So it looks like the Klang Valley and surrounding areas will get trams ahead of Penang.
The Spad CEO said:
“The new system will help to alleviate congestion in the areas. We have not decided when the RFP will be issued, but it will be in the next three to six months.
“We are learning from other countries, both in Asia and Europe, so that we will be using the best technology for the new system,” he told a press conference highlighting the Land Public Progress Report 2017 at the Sime Darby Convention Centre today.
Mohd Azharuddin said SPAD had already conducted a feasibility study for the new transportation system, and had identified the areas to be covered.
He added that the electric-powered tram would provide a cleaner, greener and more efficient transport solution for the public in these areas, as well as being suitable for the terrain in question.
“In terms of capital expenditure, it is at least 50% cheaper than constructing a monorail.
“While for the operational cost, it will be 30% to 40% cheaper. Furthermore, it is environmental friendly as well,” he added.
He said the tram system, which is expected to be run for 53 km, would be constructed in phases, with priority given to the Putrajaya area.
Actually, Halcrow, the consultancy firm engaged by the Penang government in 2011 to draw up the Penang transport masterplan, came up with the idea for bus rapid transit and trams (which would be on elevated and segregated tracks along long stretches and then a shared lane in the heritage area) for Penang.
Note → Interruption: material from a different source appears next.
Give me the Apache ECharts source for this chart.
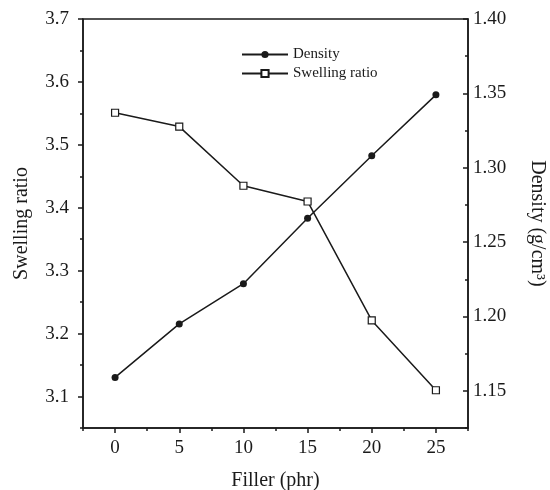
<!DOCTYPE html>
<html>
<head>
<meta charset="utf-8">
<script src="https://cdn.jsdelivr.net/npm/echarts@6/dist/echarts.min.js"></script>
<style>html,body{margin:0;padding:0;background:#fff}#chart{width:550px;height:490px}</style>
</head>
<body>
<div id="chart"></div>
<script>
// Data
var filler = [0, 5, 10, 15, 20, 25];
var density = [1.159, 1.195, 1.222, 1.266, 1.308, 1.349];
var swelling = [3.551, 3.529, 3.435, 3.410, 3.221, 3.110];

var xTicks = [0, 5, 10, 15, 20, 25];
var xMinorTicks = [-2.5, 2.5, 7.5, 12.5, 17.5, 22.5, 27.5];
var leftTicks = [3.1, 3.2, 3.3, 3.4, 3.5, 3.6, 3.7];
var leftMinorTicks = [3.05, 3.15, 3.25, 3.35, 3.45, 3.55, 3.65];
var rightTicks = [1.15, 1.20, 1.25, 1.30, 1.35, 1.40];
var rightMinorTicks = [1.125, 1.175, 1.225, 1.275, 1.325, 1.375];

var FONT = 'Liberation Serif';
var INK = '#1a1a1a';

function pairs(xs, ys) { return xs.map(function (x, i) { return [x, ys[i]]; }); }

var chart = echarts.init(document.getElementById('chart'), null, {renderer: 'canvas'});
chart.setOption({
  animation: false,
  backgroundColor: '#fff',
  textStyle: {fontFamily: FONT, color: INK},
  grid: {left: 83, right: 82, top: 19, bottom: 62, containLabel: false, outerBoundsMode: 'none',
    show: true, borderColor: INK, borderWidth: 1.5, backgroundColor: 'transparent'},
  legend: {
    orient: 'vertical', left: 236, top: 42,
    itemWidth: 46, itemHeight: 9, itemGap: 4,
    textStyle: {fontFamily: FONT, fontSize: 15, color: INK},
    data: ['Density', 'Swelling ratio']
  },
  xAxis: [{
    type: 'value', min: -2.5, max: 27.5, position: 'bottom',
    name: 'Filler (phr)', nameLocation: 'middle', nameGap: 43,
    nameTextStyle: {fontFamily: FONT, fontSize: 20, color: INK},
    axisLine: {show: true, onZero: false, lineStyle: {color: INK, width: 1.5}},
    axisTick: {show: true, length: 5, lineStyle: {color: INK, width: 1.5}, customValues: xTicks},
    axisLabel: {fontFamily: FONT, fontSize: 19, color: INK, margin: 11, customValues: xTicks},
    splitLine: {show: false}
  }, {
    type: 'value', min: -2.5, max: 27.5, position: 'bottom',
    axisLine: {show: false, onZero: false},
    axisTick: {show: true, length: 3, lineStyle: {color: INK, width: 1.5}, customValues: xMinorTicks},
    axisLabel: {show: false},
    splitLine: {show: false}
  }],
  yAxis: [{
    type: 'value', min: 3.05, max: 3.7, position: 'left',
    name: 'Swelling ratio', nameLocation: 'middle', nameGap: 51, nameRotate: 90,
    nameTextStyle: {fontFamily: FONT, fontSize: 20, color: INK},
    axisLine: {show: true, onZero: false, lineStyle: {color: INK, width: 1.5}},
    axisTick: {show: true, length: 5, lineStyle: {color: INK, width: 1.5}, customValues: leftTicks},
    axisLabel: {fontFamily: FONT, fontSize: 19, color: INK, margin: 14, customValues: leftTicks,
      formatter: function (v) { return v.toFixed(1); }},
    splitLine: {show: false}
  }, {
    type: 'value', min: 1.125, max: 1.40, position: 'right',
    name: 'Density (g/cm³)', nameLocation: 'middle', nameGap: 59, nameRotate: -90,
    nameTextStyle: {fontFamily: FONT, fontSize: 20, color: INK},
    axisLine: {show: true, onZero: false, lineStyle: {color: INK, width: 1.5}},
    axisTick: {show: true, inside: true, length: 5, lineStyle: {color: INK, width: 1.5}, customValues: rightTicks},
    axisLabel: {fontFamily: FONT, fontSize: 19, color: INK, margin: 5, customValues: rightTicks,
      formatter: function (v) { return v.toFixed(2); }},
    splitLine: {show: false}
  }, {
    type: 'value', min: 3.05, max: 3.7, position: 'left',
    axisLine: {show: false, onZero: false},
    axisTick: {show: true, length: 3, lineStyle: {color: INK, width: 1.5}, customValues: leftMinorTicks},
    axisLabel: {show: false},
    splitLine: {show: false}
  }, {
    type: 'value', min: 1.125, max: 1.40, position: 'right',
    axisLine: {show: false, onZero: false},
    axisTick: {show: true, inside: true, length: 3, lineStyle: {color: INK, width: 1.5}, customValues: rightMinorTicks},
    axisLabel: {show: false},
    splitLine: {show: false}
  }],
  series: [{
    name: 'Density', type: 'line', xAxisIndex: 0, yAxisIndex: 1,
    data: pairs(filler, density),
    symbol: 'circle', symbolSize: 7,
    lineStyle: {color: INK, width: 1.5},
    itemStyle: {color: INK, borderColor: INK, borderWidth: 0}
  }, {
    name: 'Swelling ratio', type: 'line', xAxisIndex: 0, yAxisIndex: 0,
    data: pairs(filler, swelling),
    symbol: 'rect', symbolSize: 7,
    lineStyle: {color: INK, width: 1.5},
    itemStyle: {color: '#fff', borderColor: INK, borderWidth: 1.2}
  }]
});
</script>
</body>
</html>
This was probably long before Spad thought of trams.
But then SRS Consortium, the ‘project delivery partner’ engaged by the Penang government to implement the Halcrow masterplan, came up with its own RM46bn proposals to replace the trams in Penang Island (apart from a very short stretch in George Town) with elevated LRT and monorail (which many say is outdated technology) and new highways (groan). The controversial Zenith tunnel-and-three highways was included in the mix as well.
So it looks like Putrajaya and Cyberjaya will see the return of trams in Malaysia in the next few years – even though Penang once had trams before we went backwards, turning to fossil fuel-powered private motor vehicles (at that time, this was seen as ‘progress’) and now plans for an RM8bn six-lane Pan Island Link.